Script: When Your Child Asks, "Why is this so hard?"
When your child is struggling—perhaps with homework, a friendship, or a new challenge—they might ask, "Why does this always happen to me?" or "Why is everything so difficult?"
The Script: "I know it feels like we’re stuck in a tough spot right now. You know, in the Torah, the Israelites had to travel to 42 different places before they got to where they were going. Some of those places were hot, some were lonely, and some were just plain hard. But every single stop was a place where they learned something new about themselves and where they were kept safe. We’re in one of those 'stops' right now. It might not be the most fun place to be, and it’s okay to be frustrated by it. But you don't have to get through this stop alone. I’m walking this map with you, and we’re going to get to the next one together. Let’s just focus on getting through today’s stop."
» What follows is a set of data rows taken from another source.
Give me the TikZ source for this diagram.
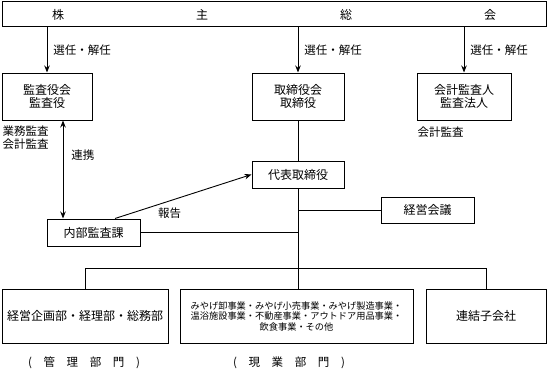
\documentclass[tikz,border=0pt]{standalone}
\usepackage{fontspec}
\setmainfont{Noto Sans CJK JP}
\usetikzlibrary{arrows.meta,positioning,calc}

\begin{document}
\begin{tikzpicture}[
  x=1pt, y=-1pt,
  box/.style={draw, line width=1pt, align=center, inner sep=1pt,
    font=\fontsize{12}{12.5}\selectfont},
  smallbox/.style={draw, line width=1pt, align=center, inner sep=1pt,
    font=\fontsize{9.2}{10.5}\selectfont},
  lbl/.style={font=\fontsize{11.5}{13}\selectfont, inner sep=1pt, align=left},
  link/.style={line width=0.9pt},
  arr/.style={-{Stealth[length=7pt, width=5.5pt]}, line width=0.9pt},
  dblarr/.style={{Stealth[length=7pt, width=5.5pt]}-{Stealth[length=7pt, width=5.5pt]}, line width=0.9pt}
]
  \useasboundingbox (0,0) rectangle (548,369);

  \node[box, minimum width=544, minimum height=25] (meeting) at (274,14.5)
    {\makebox[444pt]{株\hfill 主\hfill 総\hfill 会}};

  \node[box, minimum width=90, minimum height=47] (auditors) at (47,96.5) {監査役会\\監査役};
  \node[box, minimum width=92, minimum height=47] (board) at (298,96.5) {取締役会\\取締役};
  \node[box, minimum width=94, minimum height=47] (accountant) at (464,96.5) {会計監査人\\監査法人};

  \node[box, minimum width=92, minimum height=27] (ceo) at (298,174.5) {代表取締役};
  \node[box, minimum width=93, minimum height=26] (mgmt) at (427.5,210) {経営会議};
  \node[box, minimum width=93, minimum height=27] (internal) at (93.5,232.5) {内部監査課};

  \node[box, minimum width=166, minimum height=54] (admin) at (85,316) {経営企画部・経理部・総務部};
  \node[smallbox, minimum width=233, minimum height=54] (ops) at (296.5,316)
    {みやげ卸事業・みやげ小売事業・みやげ製造事業・\\
     温浴施設事業・不動産事業・アウトドア用品事業・\\
     飲食事業・その他};
  \node[box, minimum width=120, minimum height=54] (subs) at (486,316) {連結子会社};

  \node[lbl, anchor=north west] (auditnote) at ([yshift=-4pt]auditors.south west) {業務監査\\会計監査};
  \node[lbl, anchor=north west] (accnote) at ([yshift=-5pt]accountant.south west) {会計監査};

  \node[lbl] (admindiv) at (84,363) {\makebox[112pt]{(\hfill 管\hfill 理\hfill 部\hfill 門\hfill )}};
  \node[lbl] (opsdiv) at (289,363) {\makebox[112pt]{(\hfill 現\hfill 業\hfill 部\hfill 門\hfill )}};

  \draw[arr] (meeting.south -| auditors) -- node[lbl, right=5pt] {選任・解任} (auditors.north);
  \draw[arr] (meeting.south -| board) -- node[lbl, right=5pt] {選任・解任} (board.north);
  \draw[arr] (meeting.south -| accountant) -- node[lbl, right=5pt] {選任・解任} (accountant.north);

  \draw[dblarr] ([xshift=16pt]auditors.south) -- node[lbl, right=7pt, pos=0.35] {連携}
    ([xshift=16pt]auditors.south |- internal.north);
  \draw[arr] ([xshift=21.5pt]internal.north) -- node[lbl, below=5pt, pos=0.4] {報告} (ceo.west);

  \draw[link] (board.south) -- (ceo.north);
  \draw[link] (ceo.south) -- (ceo.south |- ops.north);
  \draw[link] (mgmt.west) -- (mgmt.west -| ceo.south);
  \draw[link] (internal.east) -- (internal.east -| ceo.south);

  \coordinate (hub) at (298,268);
  \draw[link] (admin.north) -- (admin.north |- hub) -- (subs.north |- hub) -- (subs.north);
\end{tikzpicture}
\end{document}
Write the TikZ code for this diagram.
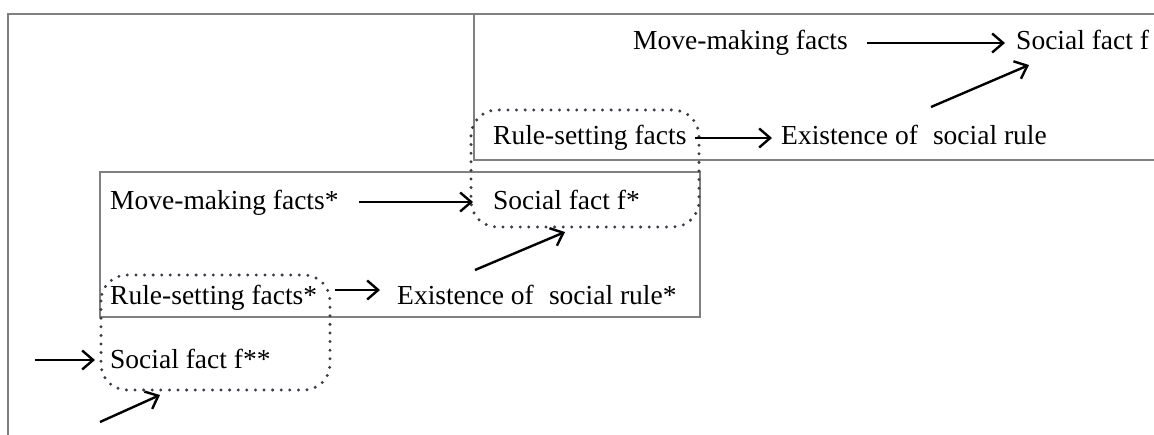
\documentclass[tikz,border=0pt]{standalone}
\usepackage{fontspec}
\setmainfont{Liberation Serif}
\usetikzlibrary{arrows.meta}
\definecolor{boxgray}{HTML}{808080}
\definecolor{dotgray}{HTML}{3C3C48}
\tikzset{
  txt/.style={anchor=base west, inner sep=0pt, font=\fontsize{27.5}{33}\selectfont},
  graybox/.style={draw=boxgray, line width=2.4pt},
  dotbox/.style={draw=dotgray, line width=3.3pt, line cap=round, dash pattern=on 0pt off 8.6pt, rounded corners=26pt},
  arr/.style={draw=black, line width=2.4pt, -{Straight Barb[length=11pt,width=19pt,line width=2.4pt]}}
}
\begin{document}
\begin{tikzpicture}[x=1pt,y=-1pt]
\useasboundingbox (0,0) rectangle (1154,435);
\begin{scope}
\clip (0,0) rectangle (1154,435);
% frames
\draw[graybox] (8,440) -- (8,14) -- (1160,14);
\draw[graybox] (474,14) rectangle (1165,160);
\draw[graybox] (100,172) rectangle (700,317);
\end{scope}
% dotted groups
\draw[dotbox] (471,110) rectangle (699,227);
\draw[dotbox] (101,275) rectangle (330,390);
% top box
\node[txt] (mm1) at (633,50) {Move-making facts};
\node[txt] (sf1) at (1016,50) {Social fact f};
\node[txt] (rs1) at (493,145) {Rule-setting facts};
\node[txt] (ex1) at (781,145) {Existence of\hspace{0.3em} social rule};
% middle box
\node[txt] (mm2) at (110,210) {Move-making facts*};
\node[txt] (sf2) at (493,210) {Social fact f*};
\node[txt] (rs2) at (110,305) {Rule-setting facts*};
\node[txt] (ex2) at (397,305) {Existence of\hspace{0.3em} social rule*};
% bottom
\node[txt] (sf3) at (110,369) {Social fact f**};
\coordinate (in1) at (35,360);
\coordinate (in2) at (100,422);
% arrows
\draw[arr] ([xshift=19pt,yshift=7pt]mm1.base east) -- ([xshift=-11pt,yshift=7pt]sf1.base west);
\draw[arr] ([xshift=8pt,yshift=7pt]rs1.base east) -- ([xshift=-9pt,yshift=7pt]ex1.base west);
\draw[arr] ([xshift=150pt,yshift=38pt]ex1.base west) -- ([xshift=13pt,yshift=-15pt]sf1.base west);
\draw[arr] ([xshift=20pt,yshift=8pt]mm2.base east) -- ([xshift=-20pt,yshift=8pt]sf2.base west);
\draw[arr] ([xshift=18pt,yshift=15pt]rs2.base east) -- ([xshift=-17pt,yshift=15pt]ex2.base west);
\draw[arr] ([xshift=78pt,yshift=35pt]ex2.base west) -- ([xshift=72pt,yshift=-22pt]sf2.base west);
\draw[arr] (in1) -- ([xshift=-15pt,yshift=9pt]sf3.base west);
\draw[arr] (in2) -- ([xshift=50pt,yshift=-26pt]sf3.base west);
\end{tikzpicture}
\end{document}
Habit: The "Stop-Sign" Gratitude
This week, implement the "One-Stop Gratitude" micro-habit. At the end of each day, during the bedtime routine or while you are cleaning up the last bit of dinner mess, name one "stop" from the day. It shouldn't be a highlight reel; it should be a "real-life" moment.
Example: "Today’s stop was 'The Kitchen Table at 7:00 AM.' It was chaotic, but we all made it out the door."
Why this works: It stops the cycle of "I'm a bad parent because today was messy." Instead, it frames the day as a completed segment of your journey. It acknowledges that you traveled through the day and arrived at the evening intact. It builds resilience and normalizes the idea that some days are just "wilderness days," and that is perfectly okay.
Takeaway
Your family’s story isn't defined by how smooth the path is, but by the fact that you are walking it together. Whether you are in a season of "twelve springs and seventy palm trees" or a season of "no water and dry wilderness," record it. Own it. It is your map, and it is holy. You are doing a great job—one stop at a time.